▶ [EXERCISE BRIEF]:
Only the lines from the top of the listing below to the line that has "(0,0) rectangle (4128,4861);" should be echoed, with both ends kept and pictures left out.
### SOURCE MATERIAL ###
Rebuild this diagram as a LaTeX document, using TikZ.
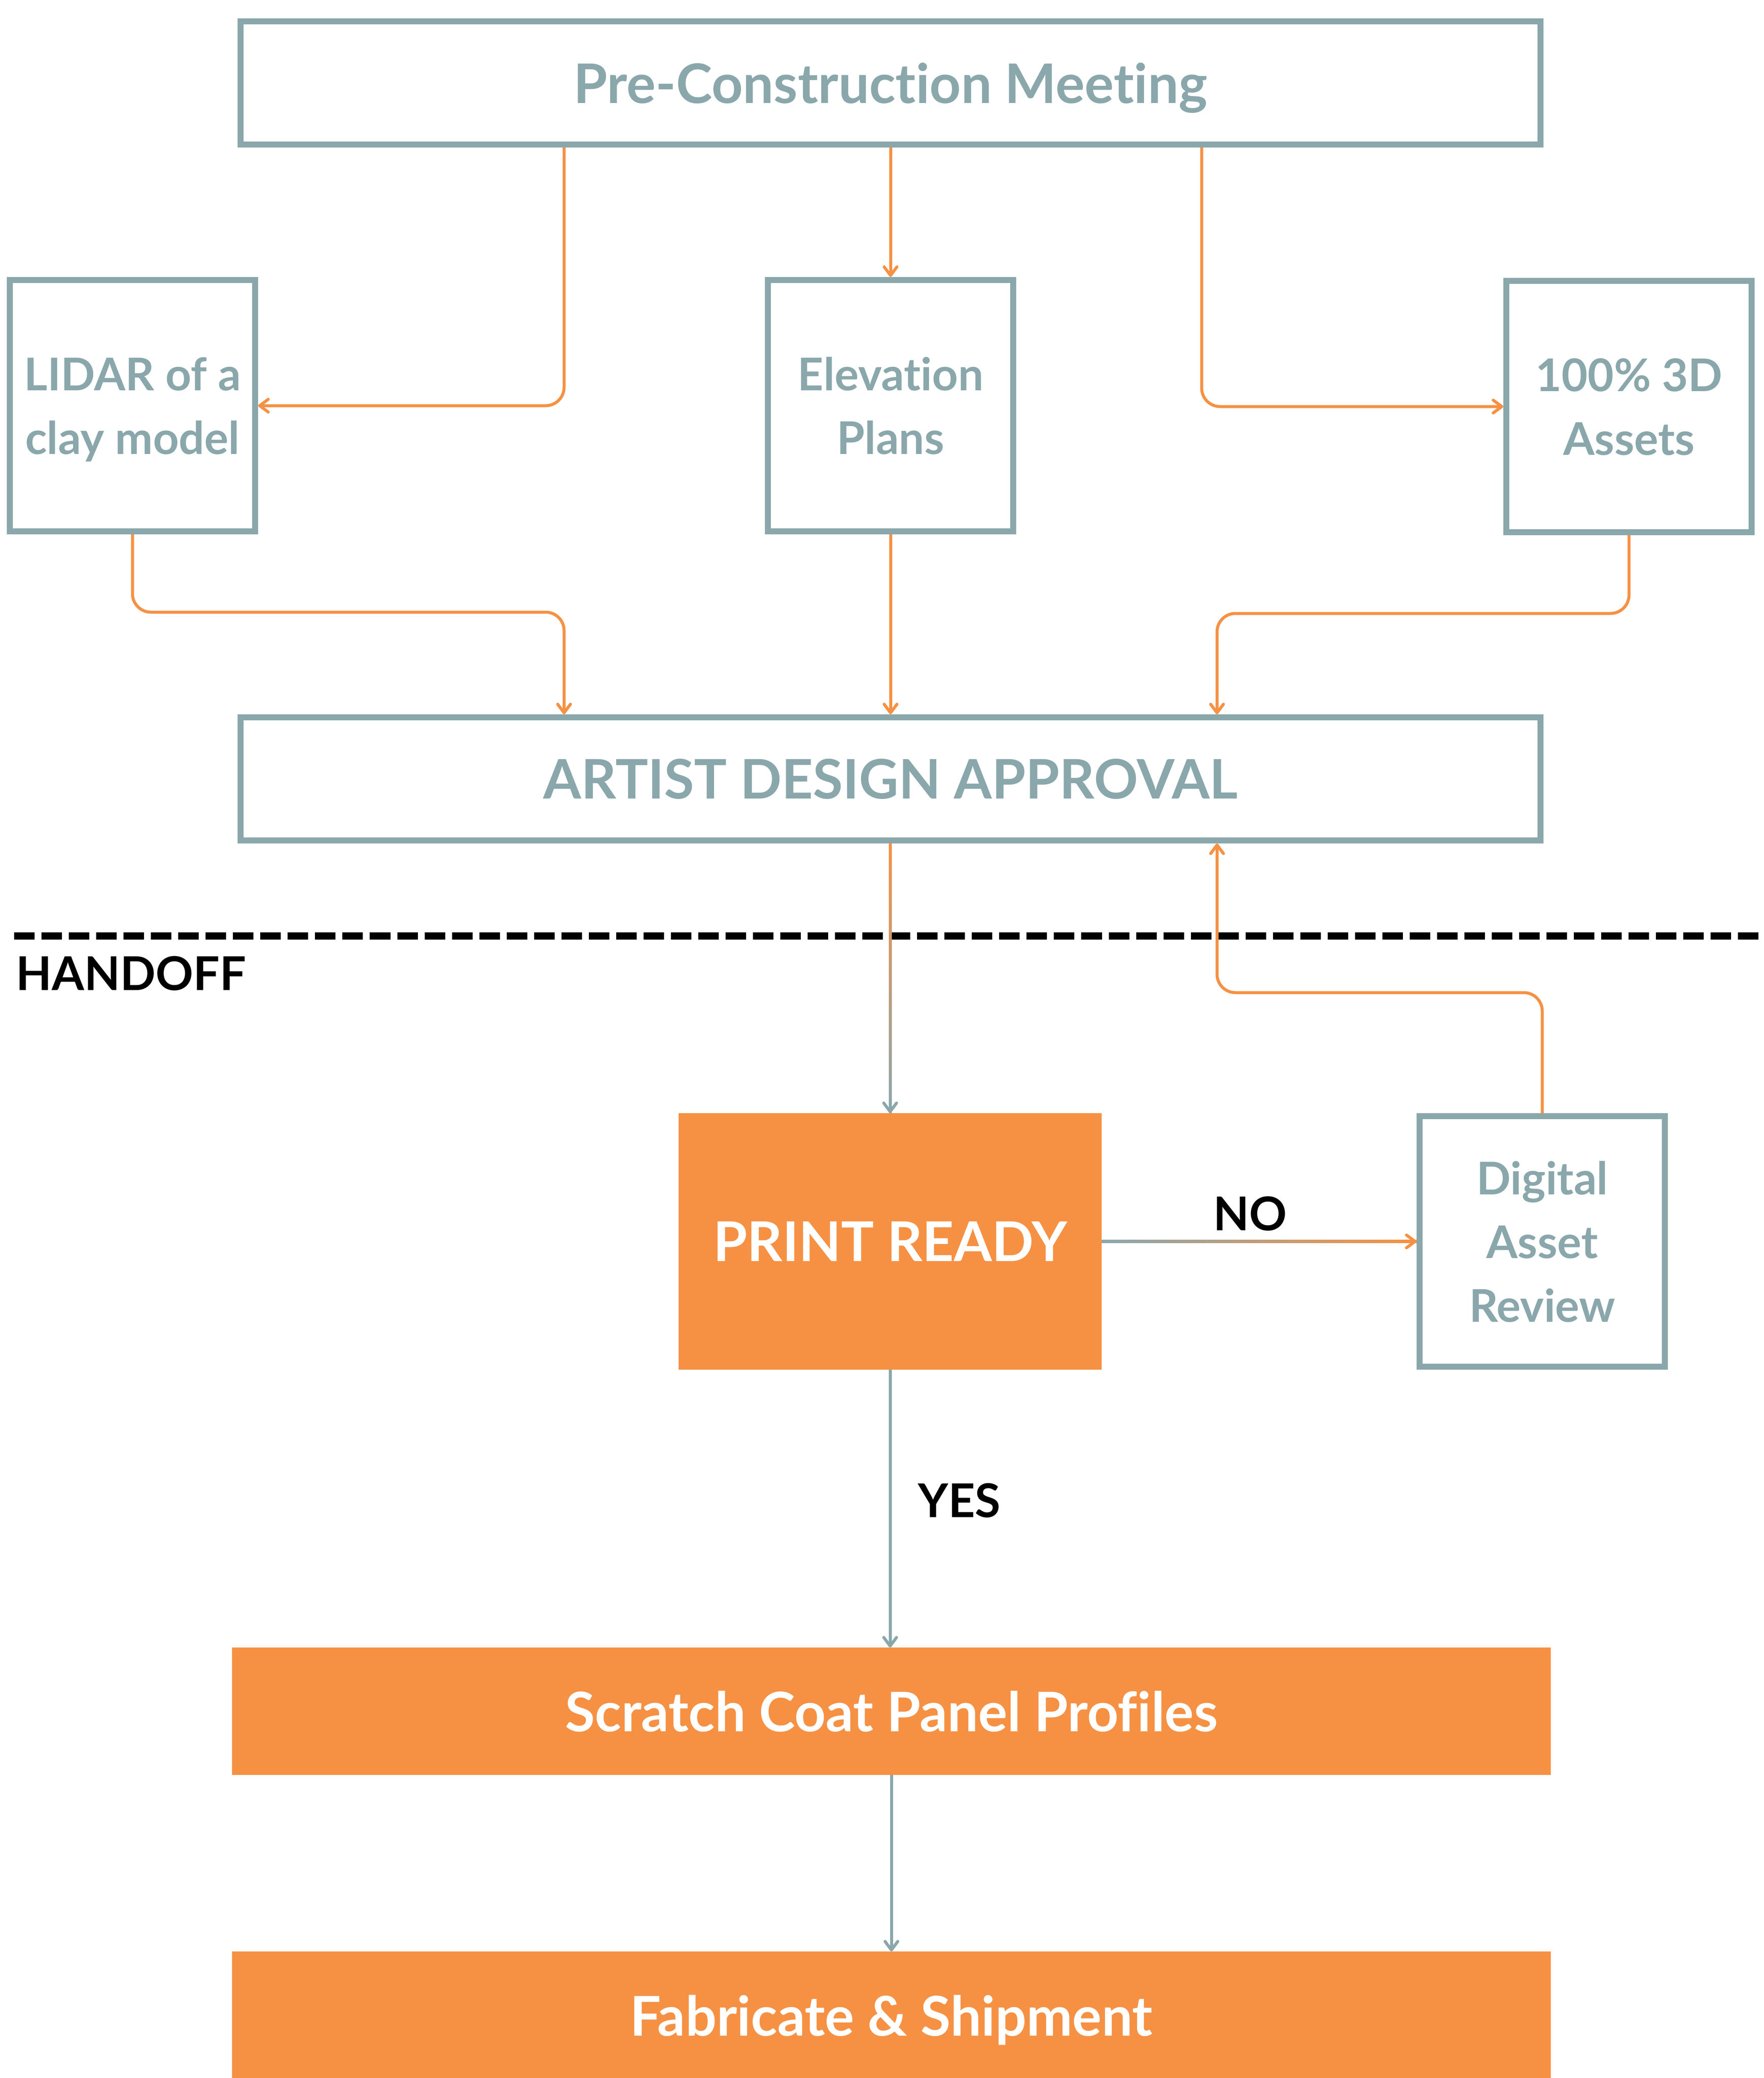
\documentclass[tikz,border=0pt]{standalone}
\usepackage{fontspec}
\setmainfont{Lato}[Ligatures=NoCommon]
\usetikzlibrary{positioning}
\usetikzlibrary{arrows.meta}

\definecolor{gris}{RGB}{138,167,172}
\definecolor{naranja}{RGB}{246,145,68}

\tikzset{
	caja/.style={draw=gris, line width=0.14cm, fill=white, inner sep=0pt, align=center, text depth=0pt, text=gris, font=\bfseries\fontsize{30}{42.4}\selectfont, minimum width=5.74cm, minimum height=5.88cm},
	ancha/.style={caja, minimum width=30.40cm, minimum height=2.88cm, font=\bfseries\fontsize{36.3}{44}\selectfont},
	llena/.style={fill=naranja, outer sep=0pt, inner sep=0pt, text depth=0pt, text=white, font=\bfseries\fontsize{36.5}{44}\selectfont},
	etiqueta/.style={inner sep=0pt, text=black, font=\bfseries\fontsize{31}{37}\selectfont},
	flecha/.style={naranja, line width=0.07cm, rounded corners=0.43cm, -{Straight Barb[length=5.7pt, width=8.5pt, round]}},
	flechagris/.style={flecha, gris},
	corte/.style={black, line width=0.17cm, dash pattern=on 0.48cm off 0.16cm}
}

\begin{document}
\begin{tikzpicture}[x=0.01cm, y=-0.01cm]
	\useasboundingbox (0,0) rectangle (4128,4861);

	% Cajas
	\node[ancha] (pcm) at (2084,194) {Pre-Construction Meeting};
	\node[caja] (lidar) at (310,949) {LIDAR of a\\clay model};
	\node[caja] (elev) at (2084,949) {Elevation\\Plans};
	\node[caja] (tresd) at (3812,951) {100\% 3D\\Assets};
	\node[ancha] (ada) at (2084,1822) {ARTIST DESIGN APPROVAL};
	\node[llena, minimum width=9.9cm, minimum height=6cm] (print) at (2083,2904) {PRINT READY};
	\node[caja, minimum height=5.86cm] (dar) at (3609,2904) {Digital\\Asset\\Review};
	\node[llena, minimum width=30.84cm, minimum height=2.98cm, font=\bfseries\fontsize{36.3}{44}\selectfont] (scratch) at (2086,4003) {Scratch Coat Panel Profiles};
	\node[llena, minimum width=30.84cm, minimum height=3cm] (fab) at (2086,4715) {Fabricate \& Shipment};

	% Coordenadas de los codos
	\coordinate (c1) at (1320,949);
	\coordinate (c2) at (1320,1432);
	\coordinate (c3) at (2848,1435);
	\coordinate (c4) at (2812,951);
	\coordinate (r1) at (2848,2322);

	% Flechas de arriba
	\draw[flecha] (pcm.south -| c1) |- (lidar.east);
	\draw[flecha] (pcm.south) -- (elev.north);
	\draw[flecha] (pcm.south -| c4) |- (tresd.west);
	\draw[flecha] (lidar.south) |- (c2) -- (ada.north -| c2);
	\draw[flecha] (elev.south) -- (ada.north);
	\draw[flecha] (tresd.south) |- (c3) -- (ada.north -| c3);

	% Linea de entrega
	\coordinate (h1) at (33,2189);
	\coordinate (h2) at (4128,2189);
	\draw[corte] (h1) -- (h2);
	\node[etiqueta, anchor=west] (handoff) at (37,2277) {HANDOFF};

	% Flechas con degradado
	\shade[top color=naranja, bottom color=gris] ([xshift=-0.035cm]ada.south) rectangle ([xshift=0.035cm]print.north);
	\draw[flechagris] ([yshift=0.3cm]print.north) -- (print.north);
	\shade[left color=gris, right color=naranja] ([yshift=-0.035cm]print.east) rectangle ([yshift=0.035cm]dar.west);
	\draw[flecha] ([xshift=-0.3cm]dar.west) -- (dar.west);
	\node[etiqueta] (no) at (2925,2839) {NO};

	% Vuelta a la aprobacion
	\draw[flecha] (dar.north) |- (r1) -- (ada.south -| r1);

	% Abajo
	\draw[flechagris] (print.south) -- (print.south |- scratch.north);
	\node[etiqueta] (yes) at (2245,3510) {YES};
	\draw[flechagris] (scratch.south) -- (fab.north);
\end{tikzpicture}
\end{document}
###
▶ [COMPLETED EXERCISE]:
Rebuild this diagram as a LaTeX document, using TikZ.
\documentclass[tikz,border=0pt]{standalone}
\usepackage{fontspec}
\setmainfont{Lato}[Ligatures=NoCommon]
\usetikzlibrary{positioning}
\usetikzlibrary{arrows.meta}

\definecolor{gris}{RGB}{138,167,172}
\definecolor{naranja}{RGB}{246,145,68}

\tikzset{
	caja/.style={draw=gris, line width=0.14cm, fill=white, inner sep=0pt, align=center, text depth=0pt, text=gris, font=\bfseries\fontsize{30}{42.4}\selectfont, minimum width=5.74cm, minimum height=5.88cm},
	ancha/.style={caja, minimum width=30.40cm, minimum height=2.88cm, font=\bfseries\fontsize{36.3}{44}\selectfont},
	llena/.style={fill=naranja, outer sep=0pt, inner sep=0pt, text depth=0pt, text=white, font=\bfseries\fontsize{36.5}{44}\selectfont},
	etiqueta/.style={inner sep=0pt, text=black, font=\bfseries\fontsize{31}{37}\selectfont},
	flecha/.style={naranja, line width=0.07cm, rounded corners=0.43cm, -{Straight Barb[length=5.7pt, width=8.5pt, round]}},
	flechagris/.style={flecha, gris},
	corte/.style={black, line width=0.17cm, dash pattern=on 0.48cm off 0.16cm}
}

\begin{document}
\begin{tikzpicture}[x=0.01cm, y=-0.01cm]
	\useasboundingbox (0,0) rectangle (4128,4861);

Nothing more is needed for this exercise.